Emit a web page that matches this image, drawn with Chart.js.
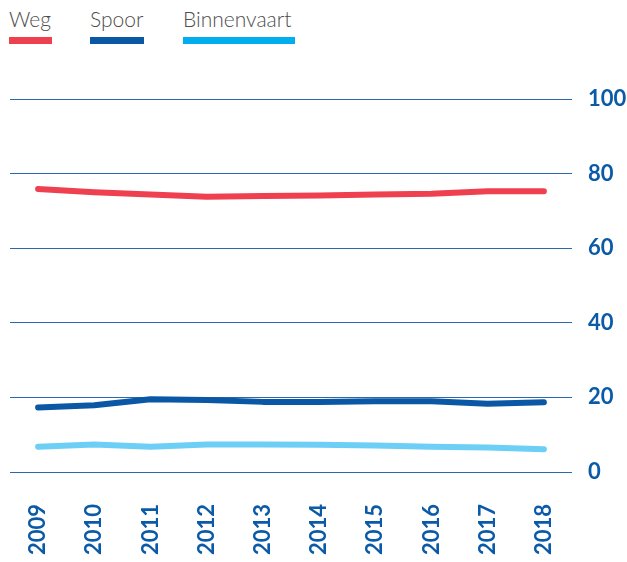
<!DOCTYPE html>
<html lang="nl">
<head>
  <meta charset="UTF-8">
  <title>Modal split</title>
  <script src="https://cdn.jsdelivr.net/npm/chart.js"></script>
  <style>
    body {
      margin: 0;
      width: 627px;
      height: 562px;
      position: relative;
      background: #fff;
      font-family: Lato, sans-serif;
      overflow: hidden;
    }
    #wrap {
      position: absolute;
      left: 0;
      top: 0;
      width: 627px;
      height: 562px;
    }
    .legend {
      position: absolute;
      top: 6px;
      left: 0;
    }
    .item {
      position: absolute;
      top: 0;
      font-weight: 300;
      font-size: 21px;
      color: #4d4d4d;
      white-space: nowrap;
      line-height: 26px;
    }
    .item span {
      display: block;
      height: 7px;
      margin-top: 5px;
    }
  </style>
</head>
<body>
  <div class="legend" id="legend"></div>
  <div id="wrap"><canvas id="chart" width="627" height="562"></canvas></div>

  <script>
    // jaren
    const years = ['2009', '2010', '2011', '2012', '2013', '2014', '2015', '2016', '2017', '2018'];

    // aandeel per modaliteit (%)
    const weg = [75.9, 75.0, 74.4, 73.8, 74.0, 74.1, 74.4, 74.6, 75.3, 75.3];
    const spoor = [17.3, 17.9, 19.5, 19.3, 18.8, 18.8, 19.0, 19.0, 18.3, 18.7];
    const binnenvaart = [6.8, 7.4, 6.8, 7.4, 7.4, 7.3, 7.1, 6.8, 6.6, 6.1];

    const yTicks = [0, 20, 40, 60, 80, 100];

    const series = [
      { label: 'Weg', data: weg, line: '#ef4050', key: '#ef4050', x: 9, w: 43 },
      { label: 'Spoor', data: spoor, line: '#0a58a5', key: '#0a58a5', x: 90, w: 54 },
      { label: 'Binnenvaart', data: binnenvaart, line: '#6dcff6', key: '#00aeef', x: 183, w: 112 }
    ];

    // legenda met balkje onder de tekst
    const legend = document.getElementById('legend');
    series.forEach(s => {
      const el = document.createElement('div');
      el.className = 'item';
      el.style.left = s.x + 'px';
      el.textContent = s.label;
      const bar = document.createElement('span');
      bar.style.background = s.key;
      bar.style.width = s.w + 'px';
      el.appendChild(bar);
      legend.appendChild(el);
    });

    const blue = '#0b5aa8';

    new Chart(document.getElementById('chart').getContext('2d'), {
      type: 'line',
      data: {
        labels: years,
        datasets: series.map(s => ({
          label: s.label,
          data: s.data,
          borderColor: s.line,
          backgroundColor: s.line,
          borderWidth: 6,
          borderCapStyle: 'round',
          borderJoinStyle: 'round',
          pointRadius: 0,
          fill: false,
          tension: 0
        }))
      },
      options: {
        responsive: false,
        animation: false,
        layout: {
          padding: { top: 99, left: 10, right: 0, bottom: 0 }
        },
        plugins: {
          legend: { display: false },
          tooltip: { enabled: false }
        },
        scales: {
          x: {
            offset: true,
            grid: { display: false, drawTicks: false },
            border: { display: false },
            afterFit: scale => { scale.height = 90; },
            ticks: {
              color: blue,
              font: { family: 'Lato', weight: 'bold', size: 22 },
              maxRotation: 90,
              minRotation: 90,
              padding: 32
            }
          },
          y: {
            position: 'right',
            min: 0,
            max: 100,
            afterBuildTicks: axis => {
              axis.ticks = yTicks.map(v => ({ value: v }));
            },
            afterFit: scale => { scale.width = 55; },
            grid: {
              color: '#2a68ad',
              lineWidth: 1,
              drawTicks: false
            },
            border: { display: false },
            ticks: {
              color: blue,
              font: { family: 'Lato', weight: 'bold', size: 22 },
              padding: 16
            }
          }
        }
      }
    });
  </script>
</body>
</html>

++++++++

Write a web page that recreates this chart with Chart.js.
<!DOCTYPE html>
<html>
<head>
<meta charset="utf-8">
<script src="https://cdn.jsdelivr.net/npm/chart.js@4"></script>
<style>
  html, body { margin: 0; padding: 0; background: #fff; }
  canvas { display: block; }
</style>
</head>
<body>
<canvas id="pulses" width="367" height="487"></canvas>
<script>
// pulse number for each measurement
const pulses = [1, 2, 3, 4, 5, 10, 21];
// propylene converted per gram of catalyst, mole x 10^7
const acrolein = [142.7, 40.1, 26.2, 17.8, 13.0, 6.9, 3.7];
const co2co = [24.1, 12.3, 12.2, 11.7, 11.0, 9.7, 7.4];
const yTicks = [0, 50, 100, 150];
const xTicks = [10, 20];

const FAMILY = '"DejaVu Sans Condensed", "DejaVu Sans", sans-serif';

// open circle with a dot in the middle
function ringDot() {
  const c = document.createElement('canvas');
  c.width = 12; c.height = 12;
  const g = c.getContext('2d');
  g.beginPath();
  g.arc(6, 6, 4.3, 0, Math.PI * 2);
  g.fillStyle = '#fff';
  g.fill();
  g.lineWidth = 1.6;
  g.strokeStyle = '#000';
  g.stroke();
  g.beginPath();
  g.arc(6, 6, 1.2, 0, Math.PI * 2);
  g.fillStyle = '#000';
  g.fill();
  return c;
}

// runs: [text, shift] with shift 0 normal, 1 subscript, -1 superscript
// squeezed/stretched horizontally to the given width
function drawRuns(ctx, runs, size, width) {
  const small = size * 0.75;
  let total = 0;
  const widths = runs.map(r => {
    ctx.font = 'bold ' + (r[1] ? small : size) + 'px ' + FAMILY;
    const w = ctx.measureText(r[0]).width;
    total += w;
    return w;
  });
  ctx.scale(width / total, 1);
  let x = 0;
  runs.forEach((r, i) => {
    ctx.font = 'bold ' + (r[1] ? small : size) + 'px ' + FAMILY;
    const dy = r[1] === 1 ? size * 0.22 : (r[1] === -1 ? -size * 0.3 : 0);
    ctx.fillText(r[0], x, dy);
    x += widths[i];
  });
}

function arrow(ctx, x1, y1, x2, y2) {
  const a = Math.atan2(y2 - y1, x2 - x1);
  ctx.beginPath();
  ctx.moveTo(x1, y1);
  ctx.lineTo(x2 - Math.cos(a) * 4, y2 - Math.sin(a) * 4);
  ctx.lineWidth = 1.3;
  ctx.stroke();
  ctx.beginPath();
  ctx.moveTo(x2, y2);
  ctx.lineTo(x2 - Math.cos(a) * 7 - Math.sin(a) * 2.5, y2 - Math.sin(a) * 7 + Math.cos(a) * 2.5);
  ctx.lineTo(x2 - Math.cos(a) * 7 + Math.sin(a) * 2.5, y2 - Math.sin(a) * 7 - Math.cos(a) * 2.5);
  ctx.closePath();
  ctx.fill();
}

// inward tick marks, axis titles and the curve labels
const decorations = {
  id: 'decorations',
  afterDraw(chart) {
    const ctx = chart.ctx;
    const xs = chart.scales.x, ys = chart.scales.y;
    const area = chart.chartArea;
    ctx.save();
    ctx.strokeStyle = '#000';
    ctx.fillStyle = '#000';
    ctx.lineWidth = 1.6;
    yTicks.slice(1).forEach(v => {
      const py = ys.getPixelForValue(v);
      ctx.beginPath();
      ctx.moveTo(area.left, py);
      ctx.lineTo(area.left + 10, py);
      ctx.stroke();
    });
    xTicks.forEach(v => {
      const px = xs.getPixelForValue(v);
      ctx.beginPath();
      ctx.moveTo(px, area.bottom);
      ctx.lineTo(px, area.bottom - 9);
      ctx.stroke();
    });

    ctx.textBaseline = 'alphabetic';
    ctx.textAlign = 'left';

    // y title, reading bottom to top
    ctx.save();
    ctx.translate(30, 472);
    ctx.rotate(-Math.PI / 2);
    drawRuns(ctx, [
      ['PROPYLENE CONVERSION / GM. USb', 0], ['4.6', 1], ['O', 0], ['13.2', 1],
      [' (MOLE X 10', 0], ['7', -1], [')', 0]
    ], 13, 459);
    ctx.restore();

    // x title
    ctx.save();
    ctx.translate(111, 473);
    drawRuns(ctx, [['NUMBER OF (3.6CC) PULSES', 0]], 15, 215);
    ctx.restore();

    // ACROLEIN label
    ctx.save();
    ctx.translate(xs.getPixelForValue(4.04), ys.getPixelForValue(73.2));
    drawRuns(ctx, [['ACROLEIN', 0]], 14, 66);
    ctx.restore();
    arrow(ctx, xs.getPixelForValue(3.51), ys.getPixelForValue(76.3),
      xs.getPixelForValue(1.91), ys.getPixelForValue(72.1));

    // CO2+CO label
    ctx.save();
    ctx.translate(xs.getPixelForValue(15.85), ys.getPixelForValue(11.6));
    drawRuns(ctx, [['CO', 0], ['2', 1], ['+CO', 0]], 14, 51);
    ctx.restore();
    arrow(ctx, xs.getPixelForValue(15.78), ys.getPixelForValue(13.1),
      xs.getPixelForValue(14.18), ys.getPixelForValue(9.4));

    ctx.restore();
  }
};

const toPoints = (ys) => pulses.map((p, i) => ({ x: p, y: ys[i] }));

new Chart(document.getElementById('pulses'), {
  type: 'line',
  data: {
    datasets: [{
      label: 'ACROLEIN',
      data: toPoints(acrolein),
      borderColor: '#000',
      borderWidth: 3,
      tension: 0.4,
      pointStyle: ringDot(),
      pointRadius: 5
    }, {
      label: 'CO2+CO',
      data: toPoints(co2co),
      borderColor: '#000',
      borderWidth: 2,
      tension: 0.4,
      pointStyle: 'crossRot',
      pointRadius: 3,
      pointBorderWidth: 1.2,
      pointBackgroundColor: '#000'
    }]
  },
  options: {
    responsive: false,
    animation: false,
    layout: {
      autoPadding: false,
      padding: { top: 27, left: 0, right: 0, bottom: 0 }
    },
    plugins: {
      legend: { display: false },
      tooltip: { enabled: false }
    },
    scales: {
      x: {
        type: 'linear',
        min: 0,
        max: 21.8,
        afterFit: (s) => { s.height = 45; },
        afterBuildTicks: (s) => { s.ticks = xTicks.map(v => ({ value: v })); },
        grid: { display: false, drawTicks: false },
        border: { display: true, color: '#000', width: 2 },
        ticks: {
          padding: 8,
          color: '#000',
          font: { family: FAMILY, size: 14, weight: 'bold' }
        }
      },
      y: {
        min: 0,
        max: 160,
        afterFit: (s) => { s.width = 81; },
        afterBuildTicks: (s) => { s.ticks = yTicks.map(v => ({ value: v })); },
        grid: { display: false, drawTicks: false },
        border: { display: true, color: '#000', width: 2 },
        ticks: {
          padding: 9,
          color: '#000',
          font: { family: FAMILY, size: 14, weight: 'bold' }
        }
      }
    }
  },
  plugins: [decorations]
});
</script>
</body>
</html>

++++++++

* _Request_
Give again, word for word, only the lines starting at the line with "Emit a web page" and ending at the line with "const blue = '#0b5aa8';", keeping both end lines; pictures stay out.

* _Complete output_
Emit a web page that matches this image, drawn with Chart.js.
<!DOCTYPE html>
<html lang="nl">
<head>
  <meta charset="UTF-8">
  <title>Modal split</title>
  <script src="https://cdn.jsdelivr.net/npm/chart.js"></script>
  <style>
    body {
      margin: 0;
      width: 627px;
      height: 562px;
      position: relative;
      background: #fff;
      font-family: Lato, sans-serif;
      overflow: hidden;
    }
    #wrap {
      position: absolute;
      left: 0;
      top: 0;
      width: 627px;
      height: 562px;
    }
    .legend {
      position: absolute;
      top: 6px;
      left: 0;
    }
    .item {
      position: absolute;
      top: 0;
      font-weight: 300;
      font-size: 21px;
      color: #4d4d4d;
      white-space: nowrap;
      line-height: 26px;
    }
    .item span {
      display: block;
      height: 7px;
      margin-top: 5px;
    }
  </style>
</head>
<body>
  <div class="legend" id="legend"></div>
  <div id="wrap"><canvas id="chart" width="627" height="562"></canvas></div>

  <script>
    // jaren
    const years = ['2009', '2010', '2011', '2012', '2013', '2014', '2015', '2016', '2017', '2018'];

    // aandeel per modaliteit (%)
    const weg = [75.9, 75.0, 74.4, 73.8, 74.0, 74.1, 74.4, 74.6, 75.3, 75.3];
    const spoor = [17.3, 17.9, 19.5, 19.3, 18.8, 18.8, 19.0, 19.0, 18.3, 18.7];
    const binnenvaart = [6.8, 7.4, 6.8, 7.4, 7.4, 7.3, 7.1, 6.8, 6.6, 6.1];

    const yTicks = [0, 20, 40, 60, 80, 100];

    const series = [
      { label: 'Weg', data: weg, line: '#ef4050', key: '#ef4050', x: 9, w: 43 },
      { label: 'Spoor', data: spoor, line: '#0a58a5', key: '#0a58a5', x: 90, w: 54 },
      { label: 'Binnenvaart', data: binnenvaart, line: '#6dcff6', key: '#00aeef', x: 183, w: 112 }
    ];

    // legenda met balkje onder de tekst
    const legend = document.getElementById('legend');
    series.forEach(s => {
      const el = document.createElement('div');
      el.className = 'item';
      el.style.left = s.x + 'px';
      el.textContent = s.label;
      const bar = document.createElement('span');
      bar.style.background = s.key;
      bar.style.width = s.w + 'px';
      el.appendChild(bar);
      legend.appendChild(el);
    });

    const blue = '#0b5aa8';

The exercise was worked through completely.